6 Reasons Why Deploying From Local to Staging is being Failed

1.Lack Of Constant Monitoring

You reach out to Stage only to test a recently deployed change in it. Monitoring helps you to prevent any code deployment above the threshold limit offering state stability, ultimately preventing the QA from going erratic. Don’t simply rely on monitoring tools! They tend to exert a significant overload on the monitored server and it’s not wise to just leave a complete environment in the hands of a 3rd party service provider. Especially, if you have invested a large amount of money on it. Staging being the closest of all environments to Production needs continuous monitoring.






















2.Running Stage At 11th Hour

This is a very common let down on the management part. Pressure of RAD(Rapid Application Development) leads to hasty deployment through pipeline. With a large number of requests from end users bug logging, RCA(Root Cause Analysis), bug fixing, validation, outage management, and other responsibilities often overshadow the presence of Staging Environment. As a result, the pipeline to QA is established when the release date starts dawning upon the horizon. You need to provide your testers enough time to test the product thoroughly in this environment, otherwise, this is no different than pushing change from DEV to Production.






















3.Cross Browser Testing

A web-app gets rendered differently by different browsers and their versions. This depends upon the rendering engines designed by manufacturers. As a result, elements like applets, javascript, CSS, etc. are not supported on every browser in a similar manner. Ensuring a robust UI is critical for any business, and is a task that testers should keep in mind while validating in QA. LambdaTest is a free cross browser testing cloud providing 2000+ desktop and mobile browsers running on real OS.






















4.Systematic Updates

There are times when a major outage disrupts the whole working atmosphere of a team, bringing everyone on the call. The clients, the managers, the developers, and even testers. Everybody brainstorming on what went wrong and on whose behalf. When the services are down, customers are onto you like a 911 emergency & you need to deliver a quick fix ASAP. In this rush, we often provide a workaround or even deploy a minor fix in the Production immediately to calm the scenario but we forget to deploy that tiny fix in the Staging too. We forget to update it in the next couple of hours or the next couple of days due to handling a lot on the plate. Efficient management is needed to make sure that even a micro-level fix is migrated to all associated environments especially to QA.
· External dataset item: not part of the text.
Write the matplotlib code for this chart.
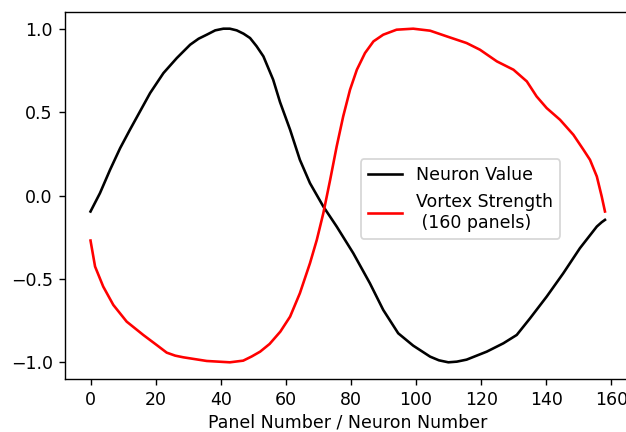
import matplotlib
matplotlib.use("Agg")
import matplotlib.pyplot as plt

# Neuron Value (black)
neuron_x = [0, 2.9, 6.0, 9.1, 12.1, 15.2, 18.3, 22.4, 26.5, 30.6, 33.2, 35.7,
            38.3, 40.8, 42.8, 44.9, 47.0, 49.0, 51.0, 53.1, 56.1, 58.2, 61.3,
            64.3, 67.4, 71.5, 75.6, 80.7, 85.8, 89.9, 94.5, 99.1, 104.3, 107.0,
            109.9, 112.5, 115.5, 121.7, 126.8, 130.9, 135.0, 140.1, 145.2,
            150.3, 155.5, 157.0, 158.0]
neuron_y = [-0.096, 0.014, 0.154, 0.284, 0.394, 0.504, 0.614, 0.734, 0.824,
            0.904, 0.94, 0.964, 0.99, 1.0, 1.0, 0.99, 0.97, 0.944, 0.895, 0.834,
            0.694, 0.56, 0.394, 0.214, 0.074, -0.066, -0.186, -0.346, -0.526,
            -0.686, -0.826, -0.90, -0.966, -0.988, -1.0, -0.996, -0.984, -0.936,
            -0.886, -0.836, -0.736, -0.606, -0.466, -0.316, -0.186, -0.16, -0.146]

# Vortex Strength (red)
vortex_x = [0, 1.4, 3.9, 7.0, 11.1, 16.2, 20.3, 23.4, 26.0, 28.5, 35.7, 42.8,
            46.9, 49.5, 52.1, 55.0, 58.3, 61.3, 64.3, 67.4, 69.5, 71.5, 73.6,
            75.6, 77.6, 79.7, 81.8, 84.3, 86.9, 89.9, 94.0, 99.1, 104.3, 109.4,
            115.5, 119.6, 124.8, 129.9, 134.0, 137.0, 140.1, 144.2, 148.3,
            151.4, 153.4, 155.5, 157.0, 158.0]
vortex_y = [-0.27, -0.426, -0.546, -0.656, -0.756, -0.836, -0.896, -0.942,
            -0.96, -0.97, -0.992, -1.0, -0.99, -0.965, -0.936, -0.89, -0.816,
            -0.726, -0.586, -0.406, -0.266, -0.106, 0.094, 0.294, 0.474, 0.634,
            0.754, 0.854, 0.924, 0.964, 0.994, 1.0, 0.988, 0.954, 0.914, 0.874,
            0.804, 0.754, 0.684, 0.594, 0.524, 0.454, 0.364, 0.274, 0.214,
            0.114, -0.006, -0.096]

fig = plt.figure(figsize=(626 / 125, 432 / 125), dpi=125)
ax = fig.add_axes([0.1035, 0.1227, 0.904, 0.8495])

ax.plot(neuron_x, neuron_y, color="black", label="Neuron Value")
ax.plot(vortex_x, vortex_y, color="red", label="Vortex Strength\n (160 panels)")

ax.set_xlim(-7.9, 165.9)
ax.set_ylim(-1.1, 1.1)
ax.set_xticks([0, 20, 40, 60, 80, 100, 120, 140, 160])
ax.set_yticks([-1.0, -0.5, 0.0, 0.5, 1.0])
ax.set_xlabel("Panel Number / Neuron Number", labelpad=2.5)

ax.legend(loc="upper left", bbox_to_anchor=(0.523, 0.599), borderaxespad=0)

fig.savefig("out.png", dpi=125)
5.Your QA Is Not As Identical To Production As You Assume It To Be

This is related to the previous point. You deploy an immediate fix into Production but miss out on QA. The next release cycle draws upon you. Your QA validation passes perfectly but the moment you migrate to Production the code goes haywire. This could happen due to that small bug which was missed out between the 2 environments.






















6.Obsolete Testing Practices

Many companies follow outdated testing practices where they have an isolated QA team that fails to completely integrate with Dev. You will notice a constant argument between the testers and developers in this scenario. A fix will go to QA, another bug related to that fix gets logged reverting the pointer back to Developer who will then redeploy hastily and the vicious cycle continues. By the time the release date pops up, you end up deploying a lot fewer fixes as compared to the number you planned or the number that your clients expect.